Why does Mr. Lazarevic start a discussion on the difference between, on one hand, the public debate and the legality of the procurement process and the content of the contract, and, on the other hand, the endangerment of the health of the population, I do not understand. I did not deal with this issue either in my text in ’Danas’ or in general. I only addressed the right to information of the party requesting the access to the contract, as is stated in Art. 2 of the Law: „the information that is in possession of a certain public authority, related to its activities or that occurred during the work of this authority, which is contained in a certain document“. In this context, for the Commissioner, the content or even possible irregularity of the contract in question is not important.
And, finally, we come to the main ’accusation’, to the alleged rough and tasteless qualification of the ’legal attitude’ of the ’Batut’ Institute. Let me remind you of what this is about and leave it up to the readers to determine the validity of these accusations. So, the ’Batut’ Institute denied to provide the contract on the procurement of the vaccine, failed to justify this using one of the relevant clauses in the Law and failed to issue an official decision. The Institute informed the party requesting the information with an informal letter in which one cannot discern any legal attitude „... that the information in the contract is not related to the endangerment or protection of the health of the population..., nor it is of such nature which would justify the interest of the public to know them“.

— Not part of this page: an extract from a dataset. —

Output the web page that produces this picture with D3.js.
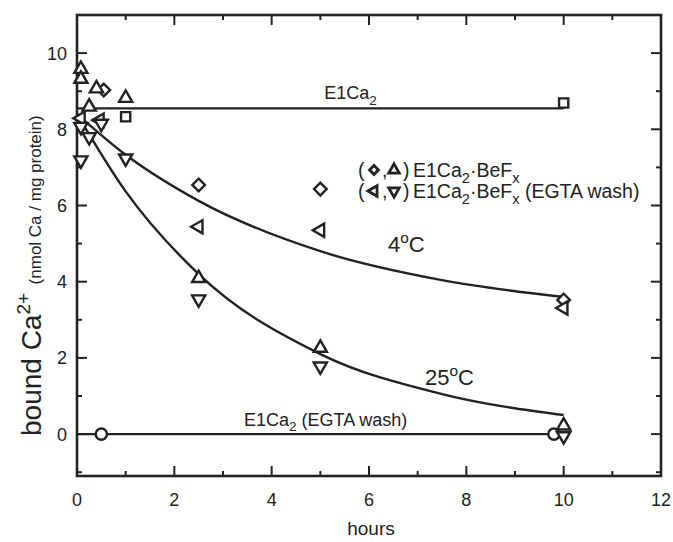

Is it wrong to qualify this answer as ’anthological’? What else can one say to the claim that the information from the contract on vaccine procurement „is not related to the protection of the health of the population“ or that the information on the procurement of anything for which billions of dinars of public funds are being spent „is not of such nature that would justify the interest of the public to know them“? As a person who is familiar with our rich ’repository’ of various ’excuses’ used for limiting the public’s right, I thought this one was, in the present situation, a rare ’pearl’. I could have also said that – it is a serious case of underestimation of common sense of the citizens of this country.